Any given instance of the miraculous might have physical causes that we do not see or understand, so, while the event may have been engineered by God at a cosmic level, it would not be defined as a miracle in the sense of God suspending physical laws. A proper understanding of ourselves as imperfect beings forces us to consider that we might be wrong. One might be 99% certain that a given event was a miracle, but the humility of our limited understanding forbids us from adding that last percent.

Science and Miracles

Some might see miracles as unnecessary interference in a world in which God already has complete control over natural processes. But the miracles of the Bible show that God has a history of using special intervention to teach us and to reveal Himself to humanity. He has chosen, on occasion, to suspend the physical laws (which He invented and sustains at every moment) and speak directly to those willing to listen.
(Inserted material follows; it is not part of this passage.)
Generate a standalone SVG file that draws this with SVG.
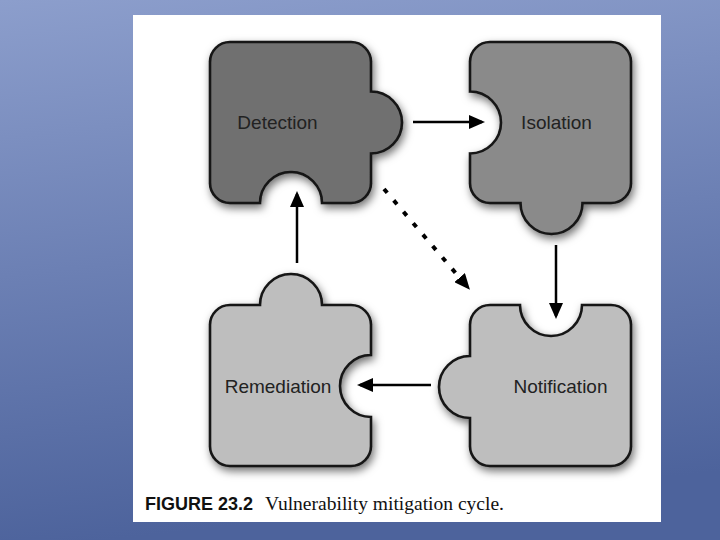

There is a purpose to every miracle, just as there is a purpose to every physical law.

It is not possible for science to disprove all miracles. It may be possible to show in some specific instance of a miracle that it has physical causes, but scientific methods simply cannot rule out that miracles ever happen anywhere. It is not even a scientific question, but a philosophical one.

For the sake of truth, Christians should embrace the skeptical tendency to test everything that can be tested and debunk false miracles when they are reported. But ultimately, there are many things that are simply not subject to scientific testing, and so we must humbly balance our logic with the mysterious and wonderful gift of faith.